## INPUT FOR THIS TASK
**********

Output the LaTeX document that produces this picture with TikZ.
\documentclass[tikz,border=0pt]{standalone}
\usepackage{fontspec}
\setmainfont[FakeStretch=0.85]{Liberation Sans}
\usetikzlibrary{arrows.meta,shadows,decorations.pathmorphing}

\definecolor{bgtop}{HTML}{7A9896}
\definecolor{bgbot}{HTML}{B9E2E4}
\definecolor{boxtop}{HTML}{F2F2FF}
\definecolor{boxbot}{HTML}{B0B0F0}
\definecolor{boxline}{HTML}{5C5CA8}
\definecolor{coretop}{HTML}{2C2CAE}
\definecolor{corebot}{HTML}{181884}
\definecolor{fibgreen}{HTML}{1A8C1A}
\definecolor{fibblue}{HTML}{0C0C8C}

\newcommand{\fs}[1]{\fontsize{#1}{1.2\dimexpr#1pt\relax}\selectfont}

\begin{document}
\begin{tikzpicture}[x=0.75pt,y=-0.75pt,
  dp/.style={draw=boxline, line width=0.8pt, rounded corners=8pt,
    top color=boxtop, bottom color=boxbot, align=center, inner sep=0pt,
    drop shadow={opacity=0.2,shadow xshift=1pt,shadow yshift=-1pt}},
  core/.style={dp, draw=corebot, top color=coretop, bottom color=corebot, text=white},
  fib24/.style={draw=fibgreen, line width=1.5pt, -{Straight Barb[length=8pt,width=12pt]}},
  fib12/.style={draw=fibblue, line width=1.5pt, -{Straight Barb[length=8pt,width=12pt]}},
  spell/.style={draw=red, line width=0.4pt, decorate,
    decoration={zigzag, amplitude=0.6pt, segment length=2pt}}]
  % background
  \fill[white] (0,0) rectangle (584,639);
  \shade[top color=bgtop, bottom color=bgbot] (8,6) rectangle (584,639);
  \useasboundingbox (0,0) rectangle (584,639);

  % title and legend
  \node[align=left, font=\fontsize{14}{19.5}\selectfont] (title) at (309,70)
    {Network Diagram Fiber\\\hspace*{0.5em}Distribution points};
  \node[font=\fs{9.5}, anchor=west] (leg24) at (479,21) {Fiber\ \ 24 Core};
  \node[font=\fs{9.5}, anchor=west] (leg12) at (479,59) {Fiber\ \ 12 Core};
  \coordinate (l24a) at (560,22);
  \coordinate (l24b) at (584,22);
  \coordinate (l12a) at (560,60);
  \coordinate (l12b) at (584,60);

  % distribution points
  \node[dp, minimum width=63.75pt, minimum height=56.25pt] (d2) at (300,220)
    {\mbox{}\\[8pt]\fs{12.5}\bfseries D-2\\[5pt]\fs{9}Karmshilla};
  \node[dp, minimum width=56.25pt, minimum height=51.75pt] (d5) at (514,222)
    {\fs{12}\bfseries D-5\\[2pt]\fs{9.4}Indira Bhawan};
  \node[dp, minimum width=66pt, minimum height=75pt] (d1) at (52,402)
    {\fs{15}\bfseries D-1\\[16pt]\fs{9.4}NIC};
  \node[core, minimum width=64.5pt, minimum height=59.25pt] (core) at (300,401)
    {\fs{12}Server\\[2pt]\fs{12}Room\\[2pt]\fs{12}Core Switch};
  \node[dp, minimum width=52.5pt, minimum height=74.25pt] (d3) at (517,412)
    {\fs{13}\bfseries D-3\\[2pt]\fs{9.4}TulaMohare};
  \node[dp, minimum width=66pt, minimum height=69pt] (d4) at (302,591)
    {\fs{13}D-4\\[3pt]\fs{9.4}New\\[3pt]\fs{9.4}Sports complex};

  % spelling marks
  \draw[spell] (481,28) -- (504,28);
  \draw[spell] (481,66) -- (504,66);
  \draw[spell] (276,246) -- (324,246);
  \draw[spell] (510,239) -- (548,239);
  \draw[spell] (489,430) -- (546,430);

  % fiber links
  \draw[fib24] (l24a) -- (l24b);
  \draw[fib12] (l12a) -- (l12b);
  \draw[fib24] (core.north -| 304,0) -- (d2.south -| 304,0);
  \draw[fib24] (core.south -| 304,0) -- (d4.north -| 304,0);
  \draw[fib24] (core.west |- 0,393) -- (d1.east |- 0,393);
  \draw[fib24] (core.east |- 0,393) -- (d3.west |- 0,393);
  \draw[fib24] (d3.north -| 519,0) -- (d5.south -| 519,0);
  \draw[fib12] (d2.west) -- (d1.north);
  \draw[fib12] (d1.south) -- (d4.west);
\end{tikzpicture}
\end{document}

**********

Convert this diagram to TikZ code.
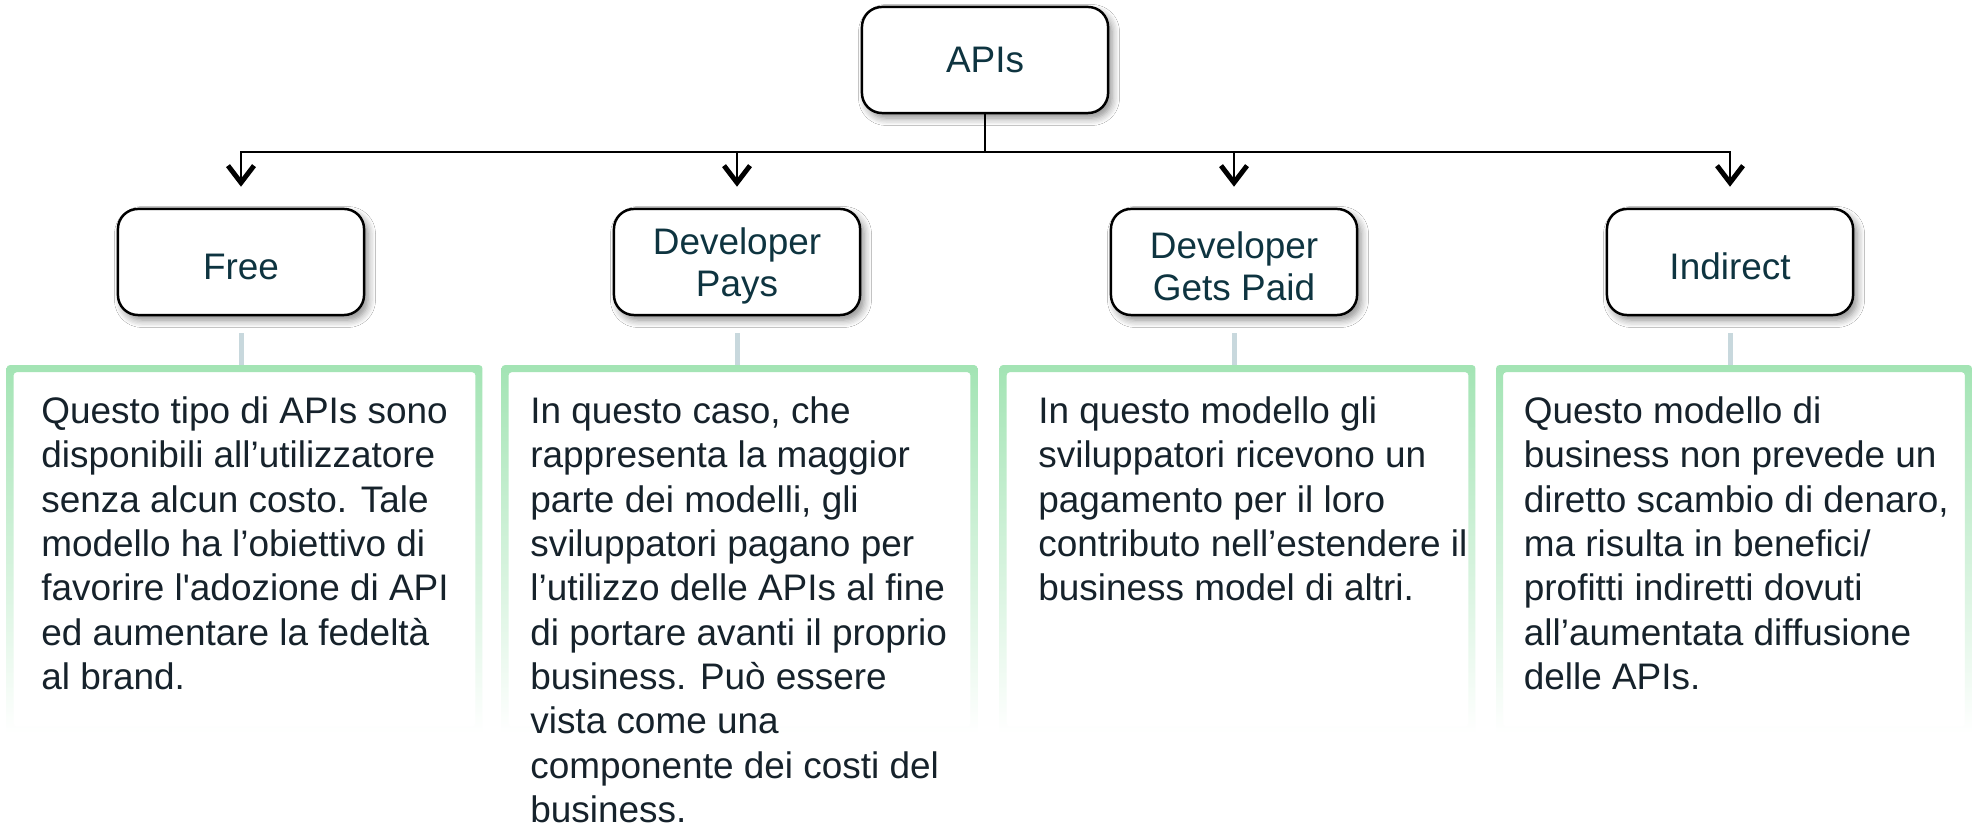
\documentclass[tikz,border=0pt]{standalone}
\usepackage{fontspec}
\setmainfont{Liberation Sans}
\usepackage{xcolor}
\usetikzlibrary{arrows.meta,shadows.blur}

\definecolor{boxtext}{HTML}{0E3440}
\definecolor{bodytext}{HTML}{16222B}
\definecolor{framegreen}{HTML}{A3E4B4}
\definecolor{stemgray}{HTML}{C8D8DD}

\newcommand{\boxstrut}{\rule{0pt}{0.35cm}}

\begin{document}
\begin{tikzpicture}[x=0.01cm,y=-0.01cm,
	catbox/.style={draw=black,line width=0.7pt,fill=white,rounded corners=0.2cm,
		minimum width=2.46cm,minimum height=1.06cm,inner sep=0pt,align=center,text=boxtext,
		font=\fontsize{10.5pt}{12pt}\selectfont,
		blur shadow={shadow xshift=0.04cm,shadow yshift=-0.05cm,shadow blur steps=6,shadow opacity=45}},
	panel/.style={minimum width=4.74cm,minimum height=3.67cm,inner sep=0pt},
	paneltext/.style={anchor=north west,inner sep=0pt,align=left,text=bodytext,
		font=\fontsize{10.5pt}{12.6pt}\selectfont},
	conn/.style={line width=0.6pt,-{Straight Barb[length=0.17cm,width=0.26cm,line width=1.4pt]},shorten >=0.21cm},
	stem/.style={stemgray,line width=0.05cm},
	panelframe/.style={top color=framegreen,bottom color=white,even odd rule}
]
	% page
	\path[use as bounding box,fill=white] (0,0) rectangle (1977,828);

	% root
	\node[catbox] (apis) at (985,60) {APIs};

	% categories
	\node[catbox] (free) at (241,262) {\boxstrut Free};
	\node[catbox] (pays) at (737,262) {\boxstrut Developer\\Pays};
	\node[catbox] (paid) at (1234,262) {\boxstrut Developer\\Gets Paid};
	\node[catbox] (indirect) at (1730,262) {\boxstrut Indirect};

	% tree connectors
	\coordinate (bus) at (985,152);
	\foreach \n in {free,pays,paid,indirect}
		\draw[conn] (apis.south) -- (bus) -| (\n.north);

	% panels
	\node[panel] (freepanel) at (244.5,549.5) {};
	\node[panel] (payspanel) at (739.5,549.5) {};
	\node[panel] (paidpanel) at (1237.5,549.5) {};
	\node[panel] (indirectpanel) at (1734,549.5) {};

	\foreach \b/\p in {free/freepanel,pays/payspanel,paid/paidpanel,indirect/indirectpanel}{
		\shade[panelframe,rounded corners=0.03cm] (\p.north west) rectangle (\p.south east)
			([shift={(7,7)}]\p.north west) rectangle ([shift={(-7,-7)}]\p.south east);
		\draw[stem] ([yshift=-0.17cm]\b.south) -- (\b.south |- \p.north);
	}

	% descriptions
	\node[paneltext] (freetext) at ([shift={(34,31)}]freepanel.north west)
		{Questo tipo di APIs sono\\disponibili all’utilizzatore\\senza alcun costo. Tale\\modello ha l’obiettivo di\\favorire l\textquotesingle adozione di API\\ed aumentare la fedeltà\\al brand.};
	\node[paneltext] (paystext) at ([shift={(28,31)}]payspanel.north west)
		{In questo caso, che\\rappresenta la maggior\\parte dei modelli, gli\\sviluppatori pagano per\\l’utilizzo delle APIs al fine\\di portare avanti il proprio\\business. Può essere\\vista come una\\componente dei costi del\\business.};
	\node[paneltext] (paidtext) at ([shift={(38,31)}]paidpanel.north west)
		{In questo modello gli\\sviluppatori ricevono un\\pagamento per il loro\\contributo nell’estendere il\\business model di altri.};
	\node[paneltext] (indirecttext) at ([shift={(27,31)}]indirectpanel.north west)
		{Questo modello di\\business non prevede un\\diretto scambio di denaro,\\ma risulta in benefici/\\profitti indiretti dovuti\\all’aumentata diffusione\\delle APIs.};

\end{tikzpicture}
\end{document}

**********

Copy out exactly the material that runs from the line with "Convert this diagram to TikZ code." to the line with "(apis) at (985,60)", ends included, and leave the pictures behind.

## THE RESPONSE
Convert this diagram to TikZ code.
\documentclass[tikz,border=0pt]{standalone}
\usepackage{fontspec}
\setmainfont{Liberation Sans}
\usepackage{xcolor}
\usetikzlibrary{arrows.meta,shadows.blur}

\definecolor{boxtext}{HTML}{0E3440}
\definecolor{bodytext}{HTML}{16222B}
\definecolor{framegreen}{HTML}{A3E4B4}
\definecolor{stemgray}{HTML}{C8D8DD}

\newcommand{\boxstrut}{\rule{0pt}{0.35cm}}

\begin{document}
\begin{tikzpicture}[x=0.01cm,y=-0.01cm,
	catbox/.style={draw=black,line width=0.7pt,fill=white,rounded corners=0.2cm,
		minimum width=2.46cm,minimum height=1.06cm,inner sep=0pt,align=center,text=boxtext,
		font=\fontsize{10.5pt}{12pt}\selectfont,
		blur shadow={shadow xshift=0.04cm,shadow yshift=-0.05cm,shadow blur steps=6,shadow opacity=45}},
	panel/.style={minimum width=4.74cm,minimum height=3.67cm,inner sep=0pt},
	paneltext/.style={anchor=north west,inner sep=0pt,align=left,text=bodytext,
		font=\fontsize{10.5pt}{12.6pt}\selectfont},
	conn/.style={line width=0.6pt,-{Straight Barb[length=0.17cm,width=0.26cm,line width=1.4pt]},shorten >=0.21cm},
	stem/.style={stemgray,line width=0.05cm},
	panelframe/.style={top color=framegreen,bottom color=white,even odd rule}
]
	% page
	\path[use as bounding box,fill=white] (0,0) rectangle (1977,828);

	% root
	\node[catbox] (apis) at (985,60) {APIs};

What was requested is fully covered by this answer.